High-Grade Bond Yields Rose as Spreads Touched Their Lowest Level
Last week, high-grade bond yields rose after upbeat US inflation and retail sales data raised the possibility of a rate hike by the year’s end.
Dec. 4 2020, Updated 10:53 a.m. ET
What are investment-grade bonds?
Investment-grade corporate bonds are debt instruments rated BBB- and above by ratings major Standard & Poor’s. Other ratings agencies have their own scales of rating corporate bonds as investment-grade. Treasuries are also considered to be investment-grade.
Funds such as the iShares iBoxx $ Investment Grade Corporate Bond ETF (LQD) and the Vanguard Intermediate-Term Corporate Bond ETF (VCIT) can help you to invest in these instruments. These funds invest in the high-grade corporate bonds of companies such as Verizon Communications (VZ), Goldman Sachs (GS), and Apple (AAPL).
Yield movement
According to the BofA Merrill Lynch US Corporate Master Effective Yield, high-grade bond yields have risen since the beginning of 2016 and have been impacted by oil’s price volatility and China’s economic slowdown. From March onward, however, yields have fallen due to the Federal Reserve’s dovish outlook on the rate hike and uncertainty over Brexit.
Following the Brexit vote, yields have been going downhill. However, the current low level of corporate bond yields remains attractive to foreign investors. Around $12 trillion worth of global debt, mainly concentrated in Japan and Europe, is trading below 0%.
Last week, high-grade bond yields rose after upbeat US inflation and retail sales data raised the possibility of a rate hike by the year’s end. For the week ended July 15, 2016, yields rose by nine basis points and ended up at 2.9%.
Meaning and importance of spreads
The BofA Merrill Lynch Option-Adjusted Spread (or OAS) measures the average difference in yields between investment-grade bonds and Treasuries. Securities selected for calculating this spread are the ones that are rated BBB- or higher on S&P’s rating scale.
If spreads are rising or widening, credit conditions are assumed to be worsening. Spreads also widen when growth is slow and economic conditions are worsening. Conversely, falling or tightening spreads coincide with faster growth and better economic conditions.
How have spreads moved?
Spreads rose in January, and they rose sharply at the beginning of February due to oil’s price volatility and the general economic slowdown, particularly in China. From March onward, however, spreads fell as fears of a recession in the US economy faded due to upbeat economic growth and improvements in the labor market.

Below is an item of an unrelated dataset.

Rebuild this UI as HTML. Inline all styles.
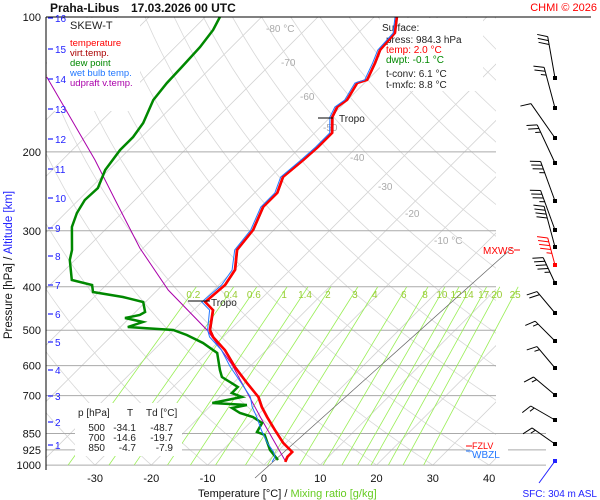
<!DOCTYPE html>
<html><head><meta charset="utf-8"><style>
html,body{margin:0;padding:0;background:#fff;}
svg{display:block;font-family:"Liberation Sans",sans-serif;}
</style></head><body>
<svg id="chart" width="600" height="500" viewBox="0 0 600 500">
<defs><clipPath id="plotclip"><rect x="46" y="17" width="450" height="448"/></clipPath></defs>
<rect x="0" y="0" width="600" height="500" fill="#fff"/>
<g id="grid" clip-path="url(#plotclip)"></g>
<g id="isolabels"></g>
<g id="plines"></g>
<g id="mixlines"></g>
<line x1="255" y1="478" x2="512" y2="248" stroke="#666" stroke-width="0.7"/>
<text x="483" y="254" font-size="10" fill="#f00">MXWS</text>
<line x1="514" y1="250" x2="520" y2="250" stroke="#f00"/>
<g>
<rect x="47" y="18" width="93" height="93" fill="#fff"/>
<text x="70" y="29" font-size="11" fill="#222">SKEW-T</text>
<text x="70" y="46" font-size="9.5" fill="#f00">temperature</text>
<text x="70" y="56" font-size="9.5" fill="#a00">virt.temp.</text>
<text x="70" y="66" font-size="9.5" fill="#080">dew point</text>
<text x="70" y="76" font-size="9.5" fill="#27f">wet bulb temp.</text>
<text x="70" y="86" font-size="9.5" fill="#a0a">udpraft v.temp.</text>
</g>
<g>
<rect x="380" y="18" width="103" height="73" fill="#fff"/>
<text x="382" y="31" font-size="10" fill="#222">Surface:</text>
<text x="386" y="43" font-size="10" fill="#222">press: 984.3 hPa</text>
<text x="386" y="53" font-size="10" fill="#f00">temp: 2.0 °C</text>
<text x="386" y="63" font-size="10" fill="#080">dwpt: -0.1 °C</text>
<text x="386" y="77" font-size="10" fill="#222">t-conv: 6.1 °C</text>
<text x="386" y="88" font-size="10" fill="#222">t-mxfc: 8.8 °C</text>
</g>
<g>
<rect x="75" y="403" width="107" height="53" fill="#fff"/>
<text x="78" y="416" font-size="10" fill="#222">p [hPa]</text>
<text x="127" y="416" font-size="10" fill="#222">T</text>
<text x="146" y="416" font-size="10" fill="#222">Td [°C]</text>
<g font-size="10" fill="#222" text-anchor="end">
<text x="105" y="431">500</text>
<text x="136" y="431">-34.1</text>
<text x="173" y="431">-48.7</text>
<text x="105" y="441">700</text>
<text x="136" y="441">-14.6</text>
<text x="173" y="441">-19.7</text>
<text x="105" y="451">850</text>
<text x="136" y="451">-4.7</text>
<text x="173" y="451">-7.9</text>
</g>
</g>
<g id="series"></g>
<line x1="318" y1="118" x2="333" y2="118" stroke="#000"/>
<text x="339" y="122" font-size="10" fill="#222">Tropo</text>
<line x1="188" y1="301" x2="210" y2="301" stroke="#000"/>
<text x="211" y="306" font-size="10" fill="#222">Tropo</text>
<line x1="46" y1="17" x2="591" y2="17" stroke="#000"/>
<line x1="46" y1="17" x2="46" y2="470" stroke="#000"/>
<rect x="470" y="442" width="38" height="14" fill="#fff"/>
<line x1="466" y1="446" x2="472" y2="446" stroke="#f00"/>
<text x="472" y="449" font-size="9" fill="#f00">FZLV</text>
<line x1="466" y1="451" x2="472" y2="451" stroke="#27f"/>
<text x="472" y="458" font-size="10" fill="#27f">WBZL</text>
<g id="yaxis"></g>
<g id="altaxis"></g>
<g id="xaxis"></g>
<g id="barbs"></g>
<text x="50" y="12" font-size="12" font-weight="bold" fill="#111">Praha-Libus</text>
<text x="131" y="12" font-size="12" font-weight="bold" fill="#111">17.03.2026 00 UTC</text>
<text x="597" y="11" font-size="11" fill="#f00" text-anchor="end">CHMI © 2026</text>
<text transform="translate(12,265) rotate(-90)" font-size="11.5" text-anchor="middle"><tspan fill="#111">Pressure [hPa] / </tspan><tspan fill="#22f">Altitude [km]</tspan></text>
<text x="198" y="497" font-size="11"><tspan fill="#111">Temperature [°C] / </tspan><tspan fill="#6c2">Mixing ratio [g/kg]</tspan></text>
<text x="597" y="497" font-size="10" fill="#22f" text-anchor="end">SFC: 304 m ASL</text>
</svg>
<script>
// ---- data ----
const tempP = [100,108.6,118.5,126.7,138.2,140.4,153.2,158.8,167.2,181.5,195,208.5,227.5,247,265.5,298.8,331.1,367,396.4,432.6,450.7,499.5,517.7,553.5,603.9,655.9,704.7,742,781,835,892.6,935,959,984];
const tempT = [-56,-53.5,-53.1,-51.7,-50.1,-51.3,-50.1,-50.6,-49.7,-46.9,-46.9,-47.2,-47.8,-46,-46,-43.7,-43,-39.8,-38.9,-39.4,-36.6,-33.6,-31.8,-27.4,-22.6,-17.6,-13.1,-10.7,-8,-4.3,-0.5,2.7,2.7,3.2];
const wetT  = [-56.3,-53.8,-53.5,-52.1,-50.5,-51.7,-50.5,-51,-50.1,-47.3,-47.3,-47.6,-48.2,-46.4,-46.4,-44.1,-43.4,-40.3,-39.5,-40,-37.2,-34,-32.4,-28,-23.4,-18.6,-14.5,-12.4,-9.8,-6.7,-3.3,-0.6,0.5,0.9];
const dewP = [100,106.9,116.7,129.3,140.4,153.2,172.4,185.3,198.1,219.5,240.8,256.1,273.8,294.2,331.1,348.6,386.3,396.4,410.9,421.6,432.6,455.4,462.5,469.7,479.4,491.8,499.5,512.5,534,562.2,613.5,636,652.5,669.5,690.5,704.7,726.8,734.3,745.8,765.1,781,805.5,843.7,856.8,925.4,974.3];
const dewT = [-87.4,-86.3,-85.6,-85.3,-85.1,-84.5,-82.2,-81.5,-81.5,-80.6,-78.7,-78.9,-78,-76.4,-72.3,-70.9,-67,-62.5,-61.1,-54.9,-50.4,-48.3,-48.7,-50.8,-46.9,-48.7,-40.1,-36.8,-32.5,-28.2,-24.7,-23.1,-20.8,-18.5,-18.5,-16,-20.2,-13.7,-15.8,-13.5,-10.5,-7.8,-7.1,-5.2,-1.6,1.6];
const updP = [136.1,208.5,256.1,327.8,406.6,499.5,598,794,974];
const updT = [-107.5,-84.2,-73.5,-60.6,-48.1,-34.1,-23.4,-8.3,2.8];
const pressureTicks = [100,200,300,400,500,600,700,850,925,1000];
const tempTicks = [-30,-20,-10,0,10,20,30,40];
const altTicks = [1,2,3,4,5,6,7,8,9,10,11,12,13,14,15,16];
const altY = [445,422,396,370,342,314,285,256,228,198,169,139,109,79,49,18];
const mixRatios = [0.2,0.4,0.6,1,1.4,2,3,4,6,8,10,12,14,17,20,25];
const windY = [78,108,138,163,201,230,247,265,283,313,341,368,395,420,444];
const windDir = [350,345,325,335,340,340,345,345,335,320,315,320,310,300,305];
const windSpd = [30,25,10,25,35,35,40,45,45,20,15,15,15,15,15];
// ---- scales ----
const NS='http://www.w3.org/2000/svg';
function Y(p){return 17+194.6*Math.log(p/100);}
function X(T,p){return 264+5.63*T+(465-Y(p));}
function mk(tag,attrs,parent){const e=document.createElementNS(NS,tag);for(const k in attrs)e.setAttribute(k,attrs[k]);parent.appendChild(e);return e;}
const grid=document.getElementById('grid');
for(let T=-130;T<=50;T+=10){
 const l=mk('line',{x1:X(T,1050),y1:Y(1050),x2:X(T,100),y2:Y(100),stroke:'#d2d2d2','stroke-width':0.8},grid);
 
 
}
for(let th=-40;th<=220;th+=10){
 let d='';
 for(let p=1050;p>=100;p-=10){const T=(th+273.15)*Math.pow(p/1000,0.286)-273.15;d+=(d?'L':'M')+X(T,p).toFixed(1)+','+Y(p).toFixed(1);}
 const e=mk('path',{d:d,fill:'none',stroke:'#d8d8d8','stroke-width':0.8},grid);
 
 
}
const il=document.getElementById('isolabels');
const isoLab=[[-80,266,32,' °C'],[-70,281,66,''],[-60,300,100,''],[-50,323,131,''],[-40,350,161,''],[-30,378,190,''],[-20,405,217,''],[-10,434,244,' °C']];
isoLab.forEach(a=>{const t=mk('text',{x:a[1],y:a[2],'font-size':10,fill:'#aaa'},il);t.textContent=a[0]+a[3];
 
 });
const pl=document.getElementById('plines'),ya=document.getElementById('yaxis');
pressureTicks.forEach(p=>{
 if(p===100)return;
 const x2=p>=850?546:496;
 const l=mk('line',{x1:46,y1:Y(p),x2:x2,y2:Y(p),stroke:'#aaa','stroke-width':1},pl);
 
 
});
pressureTicks.forEach(p=>{
 const t=mk('text',{x:41,y:Y(p)+4,'font-size':11,fill:'#111','text-anchor':'end'},ya);t.textContent=p;
 
 
});
const aa=document.getElementById('altaxis');
altTicks.forEach((a,i)=>{
 const l=mk('line',{x1:48,y1:altY[i],x2:53,y2:altY[i],stroke:'#22f','stroke-width':1.2},aa);
 
 
 const t=mk('text',{x:55,y:altY[i]+4,'font-size':10,fill:'#22f'},aa);t.textContent=a;
 
 
});
const xa=document.getElementById('xaxis');
tempTicks.forEach(T=>{
 const t=mk('text',{x:X(T,1000),y:482,'font-size':11,fill:'#111','text-anchor':'middle'},xa);t.textContent=T;
 
 
});
const ml=document.getElementById('mixlines');
function tdFromW(w,p){const e=w*p/(622+w);const l=Math.log(e/6.112);return 243.5*l/(17.67-l);}
mixRatios.forEach(w=>{
 const l=mk('line',{x1:X(tdFromW(w,1000),1000),y1:Y(1000),x2:X(tdFromW(w,400),400),y2:Y(400),stroke:'#9e5','stroke-width':0.8},ml);
 
 
 const t=mk('text',{x:X(tdFromW(w,400),400)-3,y:298,'font-size':10,fill:'#9c3','text-anchor':'middle'},ml);t.textContent=w;
 
 
});
const sg=document.getElementById('series');
function path(P,T,dx){let d='';P.forEach((p,i)=>{d+=(i?'L':'M')+(X(T[i],p)+dx).toFixed(1)+','+Y(p).toFixed(1);});return d;}
const s1=mk('path',{d:path(updP,updT,0),fill:'none',stroke:'#a0a','stroke-width':1},sg);


const s2=mk('path',{d:path(dewP,dewT,0),fill:'none',stroke:'#080','stroke-width':2.5},sg);


const s3=mk('path',{d:path(tempP,tempT,1),fill:'none',stroke:'#a00','stroke-width':1},sg);


const s4=mk('path',{d:path(tempP,tempT,0),fill:'none',stroke:'#f00','stroke-width':2.5},sg);


const s5=mk('path',{d:path(tempP,wetT,0),fill:'none',stroke:'#27f','stroke-width':1},sg);


const bg=document.getElementById('barbs');
windY.forEach((y,i)=>{
 const a=windDir[i]*Math.PI/180,L=y<260?42:28,x0=555;
 const ux=Math.sin(a),uy=-Math.cos(a);
 const x1=x0+ux*L,y1=y+uy*L;
 const col=(i===7)?'#f00':'#000';
 const st=mk('line',{x1:x0,y1:y,x2:x1,y2:y1,stroke:col,'stroke-width':1},bg);
 
 
 const dot=mk('rect',{x:x0-2,y:y-2,width:4,height:4,fill:col},bg);
 
 
 let s=windSpd[i],k=0;
 const px=-uy,py=ux;
 while(s>=5){
  const f=s>=10?1:0.5;
  const bx=x1-ux*k*4,by=y1-uy*k*4;
  const fl=mk('line',{x1:bx,y1:by,x2:bx-px*10*f+ux*4*f,y2:by-py*10*f+uy*4*f,stroke:col,'stroke-width':1},bg);
  
  
  s-=s>=10?10:5;k++;
 }
});
const sfc=mk('line',{x1:555,y1:461,x2:539,y2:483,stroke:'#22f','stroke-width':1},bg);


const sd=mk('rect',{x:553,y:459,width:4,height:4,fill:'#22f'},bg);


</script>
</body></html>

June saw a rising trend in spreads, and following the Brexit vote, spreads jumped due to global uncertainty and rising fears of a global recession. However, since the beginning of July, the spread has been falling as the US economy has been chugging forward. Spreads fell further by eight basis points and ended at 1.5% on July 15, 2016—their lowest level year-to-date (or YTD). Meanwhile, spreads have fallen by 24 basis points YTD.